43th Police Commissioner of Kolkata
- In office 31 January 2026 – 16 March 2026
- Preceded by: Manoj Kumar Verma
- Succeeded by: Ajay Kumar Nand

Personal details
- Born: 30 May 1971 (age 54)
- Education: BSc;
- Police career
- Service: Indian Police Service
- Department: West Bengal Police
- Service years: 1997–
- Status: Active
- Badge no.: 19971025

= Supratim Sarkar =

43rd Commissioner of the Kolkata Police

Supratim Sarkar is an Indian police officer who served as the 43th Commissioner of the Kolkata Police. Sarkar has previously served in several key positions in Kolkata Police, including joint commissioner (traffic) and joint commissioner (headquarters) and deputy commissioner (South). Sarkar also served in Special Protection Group (SPG).

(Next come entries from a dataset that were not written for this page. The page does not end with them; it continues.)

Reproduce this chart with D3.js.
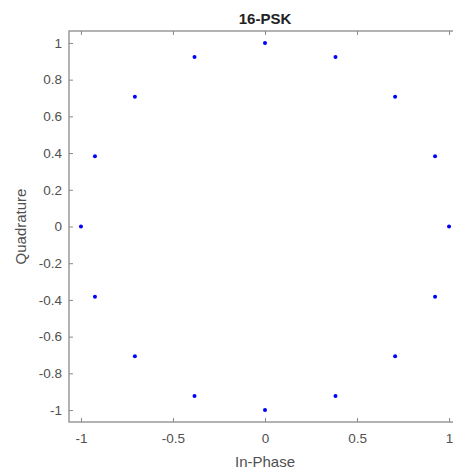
<!DOCTYPE html>
<html>
<head>
<meta charset="utf-8">
<script src="https://cdn.jsdelivr.net/npm/d3@7"></script>
<style>
body { margin:0; background:#fff; }
text { font-family: "Liberation Sans", Arial, sans-serif; }
</style>
</head>
<body>
<div id="chart"></div>
<script>
// 16-PSK constellation points
var inPhase    = [1, 0.924, 0.707, 0.383, 0, -0.383, -0.707, -0.924, -1, -0.924, -0.707, -0.383, 0, 0.383, 0.707, 0.924];
var quadrature = [0, 0.383, 0.707, 0.924, 1, 0.924, 0.707, 0.383, 0, -0.383, -0.707, -0.924, -1, -0.924, -0.707, -0.383];
var xTicks = [-1, -0.5, 0, 0.5, 1];
var yTicks = [-1, -0.8, -0.6, -0.4, -0.2, 0, 0.2, 0.4, 0.6, 0.8, 1];

var totalWidth = 453, totalHeight = 470;
var plotLeft = 69, plotTop = 31, plotRight = 461, plotBottom = 422;

var x = d3.scaleLinear().domain([-1.065, 1.065]).range([plotLeft, plotRight]);
var y = d3.scaleLinear().domain([-1.065, 1.065]).range([plotBottom, plotTop]);

// plain hyphen minus like the original
var fmt = function(d){ return String(d); };

var svg = d3.select('#chart').append('svg')
    .attr('width', totalWidth)
    .attr('height', totalHeight)
    .style('display', 'block');

var axisColor = '#8a8a8a';
var labelColor = '#505050';

// box
svg.append('rect')
    .attr('x', plotLeft).attr('y', plotTop)
    .attr('width', plotRight - plotLeft).attr('height', plotBottom - plotTop)
    .attr('fill', '#fff').attr('stroke', axisColor).attr('stroke-width', 1.3);

function styleAxis(g) {
    g.select('.domain').remove();
    g.selectAll('.tick line').attr('stroke', axisColor);
    g.selectAll('.tick text').attr('fill', labelColor).style('font-size', '13.5px');
}

// bottom axis, ticks point inward
svg.append('g')
    .attr('transform', 'translate(0,' + plotBottom + ')')
    .call(d3.axisBottom(x).tickValues(xTicks).tickSizeInner(-4).tickSizeOuter(0).tickPadding(11).tickFormat(fmt))
    .call(styleAxis);

// top ticks, no labels
svg.append('g')
    .attr('transform', 'translate(0,' + plotTop + ')')
    .call(d3.axisTop(x).tickValues(xTicks).tickSizeInner(-4).tickSizeOuter(0).tickFormat(''))
    .call(styleAxis);

// left axis
svg.append('g')
    .attr('transform', 'translate(' + plotLeft + ',0)')
    .call(d3.axisLeft(y).tickValues(yTicks).tickSizeInner(-4).tickSizeOuter(0).tickPadding(7).tickFormat(fmt))
    .call(styleAxis);

// points
svg.append('g').selectAll('circle')
    .data(inPhase)
    .enter().append('circle')
    .attr('cx', function(d){ return x(d); })
    .attr('cy', function(d, i){ return y(quadrature[i]); })
    .attr('r', 2)
    .attr('fill', '#0000ff');

// title and labels
svg.append('text')
    .attr('x', x(0)).attr('y', 24)
    .attr('text-anchor', 'middle')
    .style('font-size', '15px').style('font-weight', 'bold')
    .attr('fill', '#222')
    .text('16-PSK');

svg.append('text')
    .attr('x', x(0)).attr('y', 467)
    .attr('text-anchor', 'middle')
    .style('font-size', '15px')
    .attr('fill', labelColor)
    .text('In-Phase');

svg.append('text')
    .attr('transform', 'translate(26,' + y(0) + ') rotate(-90)')
    .attr('text-anchor', 'middle')
    .style('font-size', '15px')
    .attr('fill', labelColor)
    .text('Quadrature');
</script>
</body>
</html>
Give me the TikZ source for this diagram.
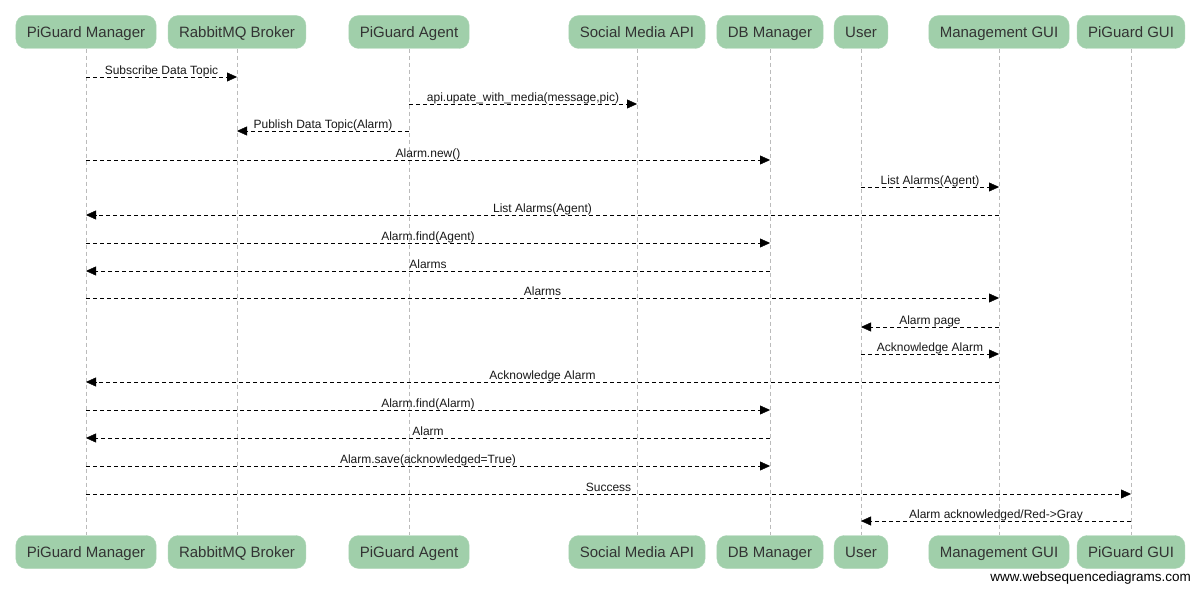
\documentclass[tikz,border=0pt]{standalone}
\usepackage{fontspec}
\setmainfont{Liberation Sans}
\usetikzlibrary{arrows.meta}
\definecolor{boxgreen}{HTML}{A0CFAA}
\definecolor{boxtext}{HTML}{333333}
\definecolor{lifegray}{HTML}{BBBBBB}

\begin{document}
\begin{tikzpicture}[x=1pt,y=-1pt,
        actor/.style={fill=boxgreen, draw=boxgreen!85!white, rounded corners=10pt,
            minimum height=33pt, inner xsep=11pt, inner ysep=0pt,
            text height=13pt, text depth=2pt, text=boxtext,
            font=\fontsize{15}{18}\selectfont},
        lifeline/.style={draw=lifegray, dash pattern=on 4pt off 3pt},
        msg/.style={draw=black, dash pattern=on 4pt off 3pt,
            -{Triangle[length=10pt,width=9pt]}},
        msglabel/.style={anchor=base, yshift=2.5pt, inner sep=0pt,
            font=\fontsize{12}{14}\selectfont, text=black!90}
    ]
    \fill[white] (0,0) rectangle (1200,593);
    \useasboundingbox (0,0) rectangle (1200,593);
    % participants, top and bottom, with their lifelines
    \foreach \n/\x/\t in {mgr/86/PiGuard Manager, brk/237/RabbitMQ Broker,
        agt/409/PiGuard Agent, sma/637/Social Media API, dbm/770/DB Manager,
        usr/861/User, mgui/999/Management GUI, pgui/1131/PiGuard GUI}{
      \node[actor] (\n) at (\x,32) {\t};
      \node[actor] (\n-b) at (\x,552) {\t};
      \draw[lifeline] (\n) -- (\n-b);
    }
    % messages
    \foreach \a/\b/\y/\t in {
        mgr/brk/77/{Subscribe Data Topic},
        agt/sma/104/{api.upate\_with\_media(message,pic)},
        agt/brk/131/{Publish Data Topic(Alarm)},
        mgr/dbm/160/{Alarm.new()},
        usr/mgui/187/{List Alarms(Agent)},
        mgui/mgr/215/{List Alarms(Agent)},
        mgr/dbm/243/{Alarm.find(Agent)},
        dbm/mgr/271/{Alarms},
        mgr/mgui/298/{Alarms},
        mgui/usr/327/{Alarm page},
        usr/mgui/354/{Acknowledge Alarm},
        mgui/mgr/382/{Acknowledge Alarm},
        mgr/dbm/410/{Alarm.find(Alarm)},
        dbm/mgr/438/{Alarm},
        mgr/dbm/466/{Alarm.save(acknowledged=True)},
        mgr/pgui/494/{Success},
        pgui/usr/521/{Alarm acknowledged/Red->Gray}}{
      \path (0,\y) coordinate (row);
      \draw[msg] (\a |- row) -- node[msglabel] {\t} (\b |- row);
    }
    \node[anchor=east, inner sep=0pt, font=\fontsize{13.5}{16}\selectfont] (wsd)
        at (1191,578) {www.websequencediagrams.com};
\end{tikzpicture}
\end{document}
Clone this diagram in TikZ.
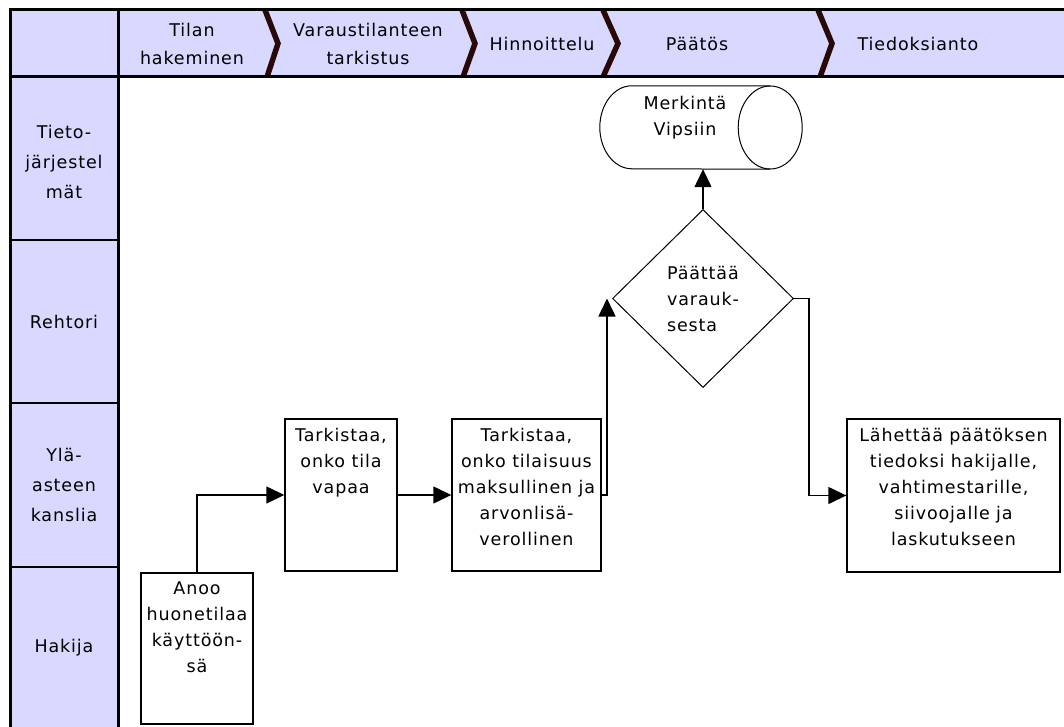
\documentclass[tikz,border=0pt]{standalone}
\usepackage{fontspec}
\setmainfont{DejaVu Sans}[LetterSpace=5]
\usetikzlibrary{shapes.geometric,arrows.meta,calc}
\definecolor{lav}{RGB}{217,217,255}
\definecolor{chev}{RGB}{40,8,8}
\newcommand{\boxtxt}[4]{\parbox[c][#2][t]{#1}{\centering\rule{0pt}{#3}#4}}
\begin{document}
\begin{tikzpicture}[x=1pt,y=-1pt,
  font=\fontsize{17.5pt}{26pt}\selectfont,
  proc/.style={draw, line width=1.4pt, fill=white, inner sep=0pt},
  arr/.style={line width=1.4pt, -{Triangle[length=18pt,width=17pt]}},
  chevst/.style={line width=5.5pt, draw=chev},
  hdr/.style={align=center, inner sep=0pt, font=\fontsize{17.5pt}{28pt}\selectfont},
  lane/.style={align=center, inner sep=0pt, font=\fontsize{17.5pt}{30pt}\selectfont},
  frame/.style={line width=3pt, draw=black}]
\useasboundingbox (0,0) rectangle (1064,727);
\clip (0,0) rectangle (1064,727);
\fill[white] (0,0) rectangle (1064,727);
% header and lane column
\fill[lav] (10,10) rectangle (1075,77);
\fill[lav] (10,77) rectangle (118,740);
\draw[chevst] (265,10) -- (278,43.5) -- (267,77);
\draw[chevst] (462,10) -- (475,43.5) -- (463,77);
\draw[chevst] (603,10) -- (618,43.5) -- (603,77);
\draw[chevst] (818,10) -- (832,43.5) -- (820,77);
\draw[frame] (10,740) -- (10,10) -- (1075,10);
\draw[frame] (10,77) -- (1075,77);
\draw[frame] (118,10) -- (118,740);
\draw[line width=1.2pt] (10,240) -- (118,240);
\draw[line width=1.2pt] (10,403) -- (118,403);
\draw[line width=1.2pt] (10,567) -- (118,567);
% header texts
\node[hdr] (h1) at (192,43.5) {Tilan\\hakeminen};
\node[hdr] (h2) at (368,43.5) {Varaustilanteen\\tarkistus};
\node[hdr] (h3) at (542,43.5) {Hinnoittelu};
\node[hdr] (h4) at (697,43.5) {Päätös};
\node[hdr] (h5) at (918,43.5) {Tiedoksianto};
% lane labels
\node[lane] (l1) at (64,162) {Tieto-\\järjestel\\mät};
\node[lane] (l2) at (64,322) {Rehtori};
\node[lane] (l3) at (64,485) {Ylä-\\asteen\\kanslia};
\node[lane] (l4) at (64,648) {Hakija};
% process nodes
\node[proc, minimum width=112pt, minimum height=151pt] (anoo) at (197,648.5)
  {\boxtxt{106pt}{151pt}{21pt}{Anoo\\huonetilaa\\käyttöön-\\sä}};
\node[proc, minimum width=112pt, minimum height=152pt] (t1) at (341,495)
  {\boxtxt{106pt}{152pt}{22pt}{Tarkistaa,\\onko tila\\vapaa}};
\node[proc, minimum width=149pt, minimum height=152pt] (t2) at (526.5,495)
  {\boxtxt{145pt}{152pt}{22pt}{Tarkistaa,\\onko tilaisuus\\maksullinen ja\\arvonlisä-\\verollinen}};
\node[proc, minimum width=213pt, minimum height=153pt] (b3) at (953.5,495.5)
  {\boxtxt{209pt}{153pt}{22pt}{Lähettää päätöksen\\tiedoksi hakijalle,\\vahtimestarille,\\siivoojalle ja\\laskutukseen}};
\node[draw, diamond, line width=1pt, fill=white, minimum width=181pt, minimum height=178pt,
  inner sep=0pt, align=left] (dia) at (703,298.5) {Päättää\\varauk-\\sesta};
% stored data (horizontal cylinder)
\node[inner sep=0pt, minimum width=202pt, minimum height=83pt] (db) at (701,127.5) {};
\draw[line width=1pt] ($(db.north east)+(-32,0)$) -- ($(db.north west)+(32,0)$)
  arc[start angle=90, end angle=270, x radius=32pt, y radius=41.5pt]
  -- ($(db.south east)+(-32,0)$);
\draw[line width=1pt] ($(db.east)+(-32,0)$) ellipse[x radius=32pt, y radius=41.5pt];
\node[anchor=north, inner sep=0pt] (dbtext) at (685,86)
  {\parbox[t]{120pt}{\centering\rule{0pt}{23pt}Merkintä\\Vipsiin}};
% connectors
\coordinate (c1) at ($(dia.west)+(-5,0)$);
\draw[arr] (anoo.north) |- (t1.west);
\draw[arr] (t1.east) -- (t2.west);
\draw[arr] (t2.east) -| (c1);
\draw[arr] (dia.north) -- (dia.north |- db.south);
\draw[arr] (dia.east) -- ++(15,0) |- (b3.west);
\end{tikzpicture}
\end{document}
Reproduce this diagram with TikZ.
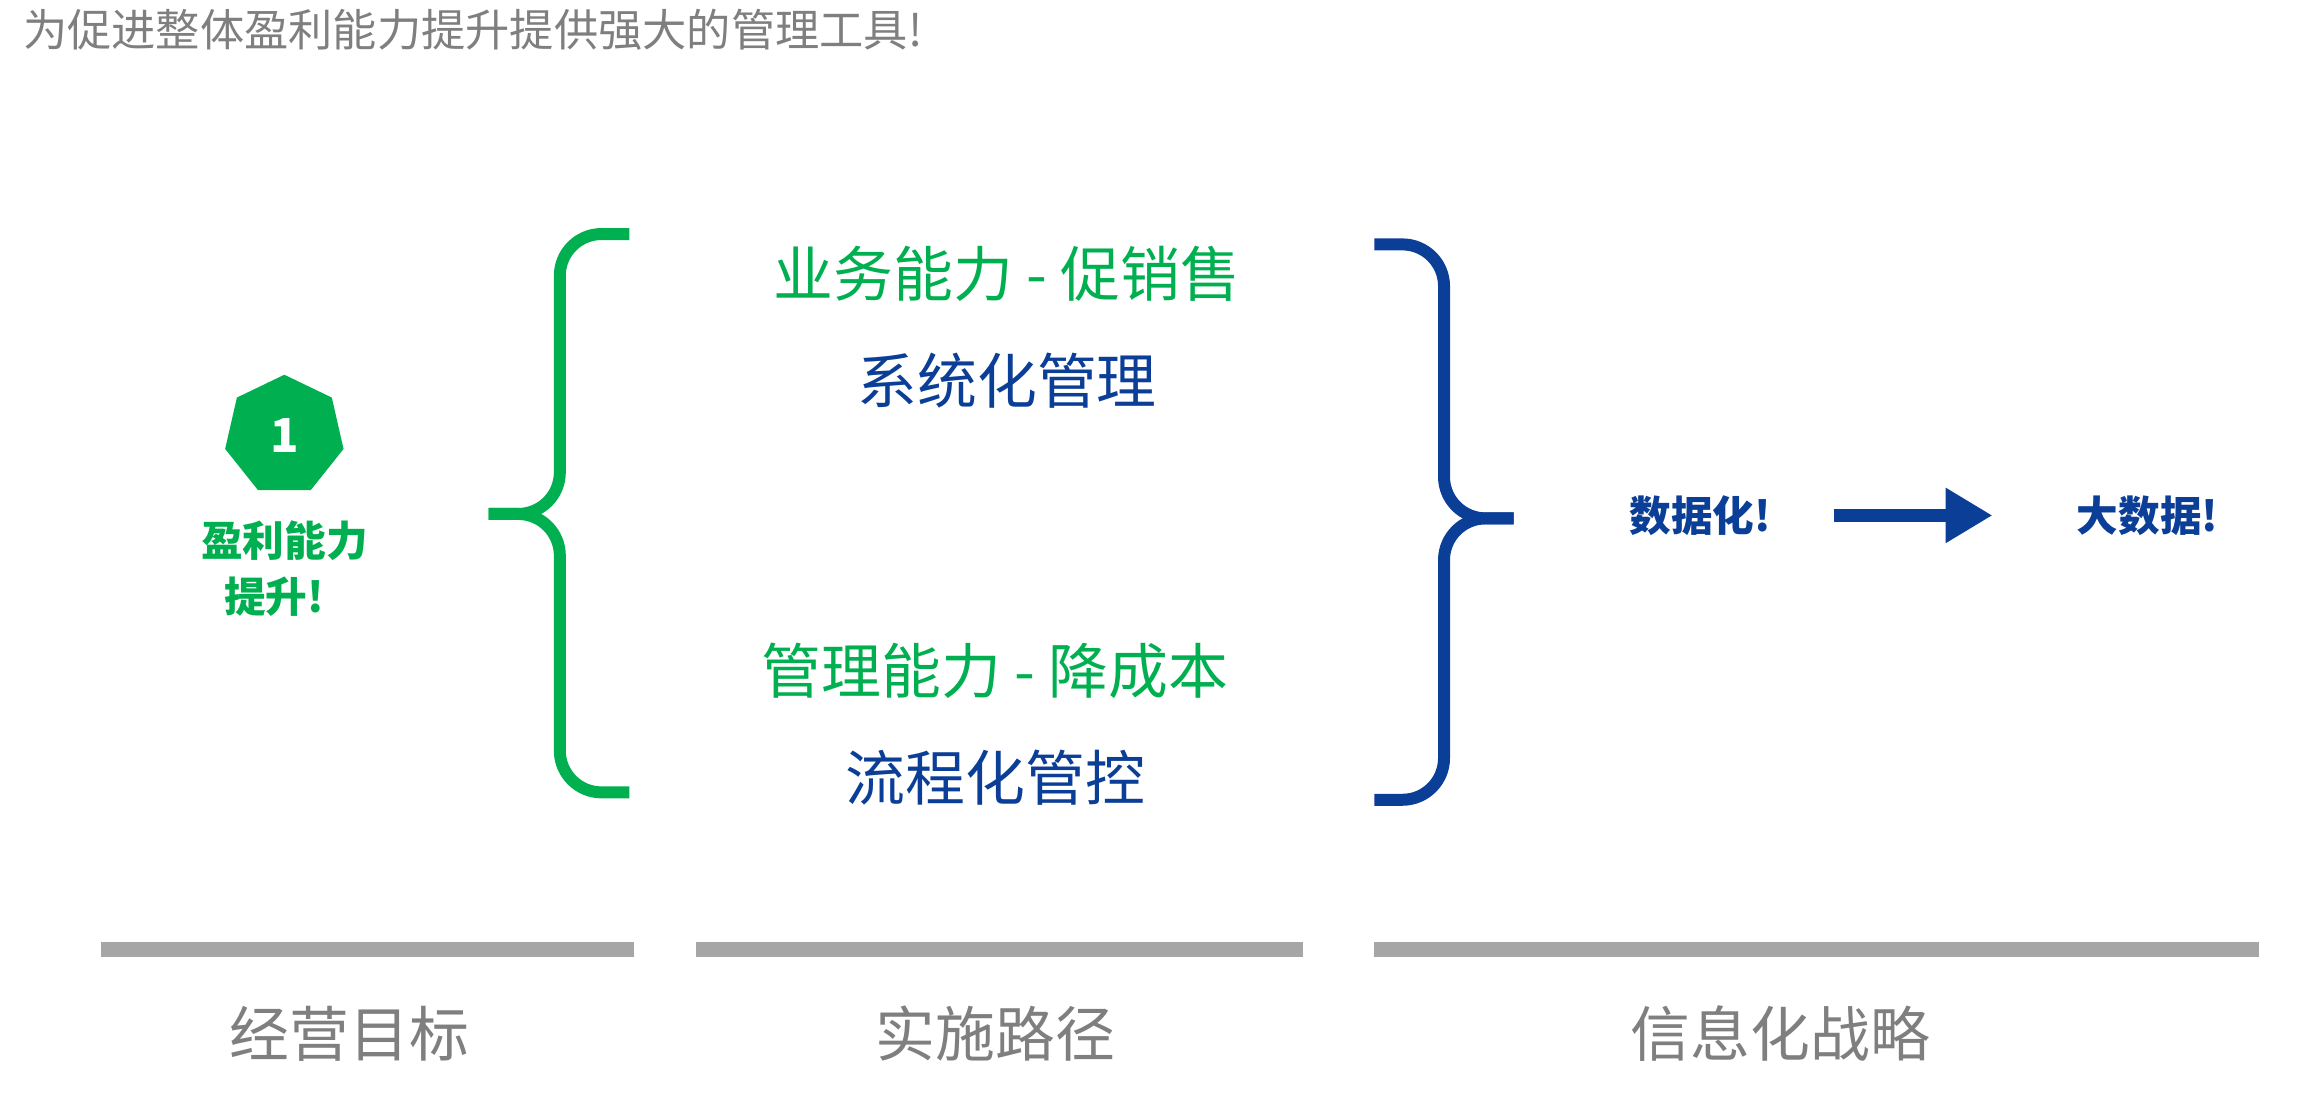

== Early life and career ==
Born in 1971, Supratim Sarkar is a 1997 batch West Bengal cadre IPS officer.

Prior to his appointment as Commissioner of the Kolkata Police, Sarkar was serving as additional director general at South Bengal.

While serving as commissioner at Bidhannagar City Police, Sarkar was transferred following outrage over the Baguiati Double Murder case.

Sarkar is also a writer who penned numerous books.